「レクサスLC」1000万円超クーペの明確な個性 ベンツやBMWなどの欧州勢とは明らかに違う
メタリックな縁取りを施した小ぶりなライト、フロントフェンダーからピラーへの滑らかなつながり、大胆に張り出しているのに大げさに見えないリアフェンダー。存在感にあふれているのに奥ゆかしさを感じる。プロポーションを引き締めるルーフ左右のモールは槍(やり)や薙刀(なぎなた)を思わせる。
北米をルーツとする日本らしさ
ギリシャ人デザイナーが描いたかつてのレクサス・クーペSCが東洋的な世界観を宿していたのと同じように、北米をルーツとするLCのエクステリアに日本らしさを教えられた。
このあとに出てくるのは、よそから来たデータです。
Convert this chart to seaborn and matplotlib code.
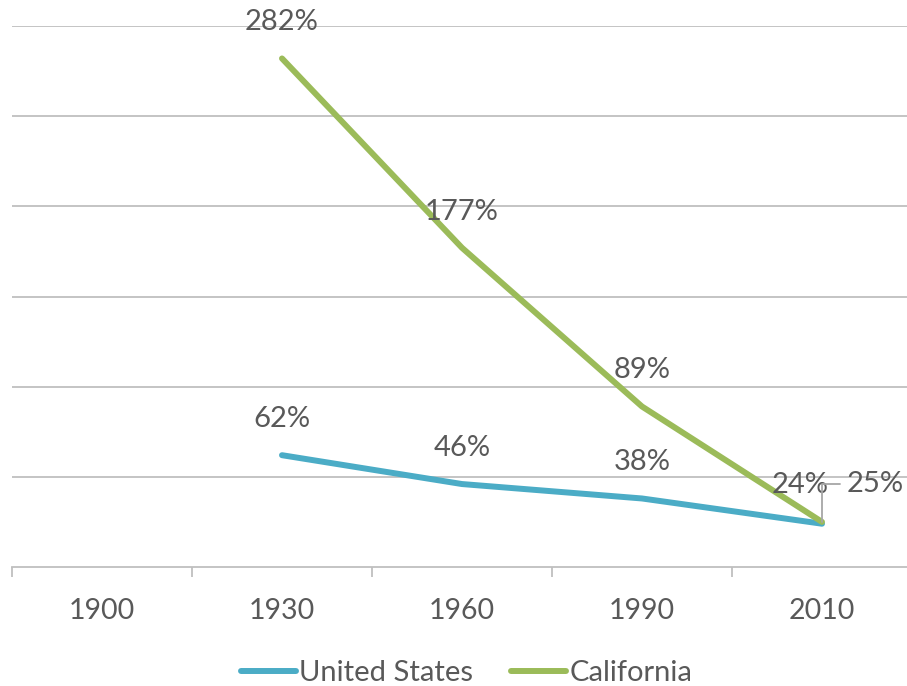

ドアを開けるとまず水平基調のインパネが目に入る。木造建築のたたずまいを感じる。そこからセンターコンソールやドアに向け、ゆったりした弧が伸びる。ところがその曲線は、運転席側と助手席で微妙に異なる。センターのトリムは運転席側と助手席側で見え方が違うという凝った作りだ。
中央の円がスイッチ操作で横にスライドして各種情報を表示する、レクサス独自のメーターアクションが、LCに受け継がれていたことに好感を抱いた。新しいが安く作れる全面液晶パネルより、はるかにときめく。その左下にあるスタートボタンを押し、パワーユニットを始動させる。
LCには排気量5リッターV型8気筒自然吸気エンジンを積むガソリン車「LC500」と、同3.5リッターV型6気筒自然吸気エンジンに2基のモーターを結合したハイブリッド車「LC500h」の2タイプがある。
試乗会ではまずガソリン車に乗った。ターボエンジンが多数派を占めつつある中で希少性を増しつつある自然吸気の大排気量エンジンと、後輪駆動乗用車世界初の10速ATのコンビは、とにかく洗練されている。回すほどに力が湧き出てくる自然吸気ならではの性格を味わわせつつ、クルージングではいつ変速したかわからないほどのスムーズさを届ける。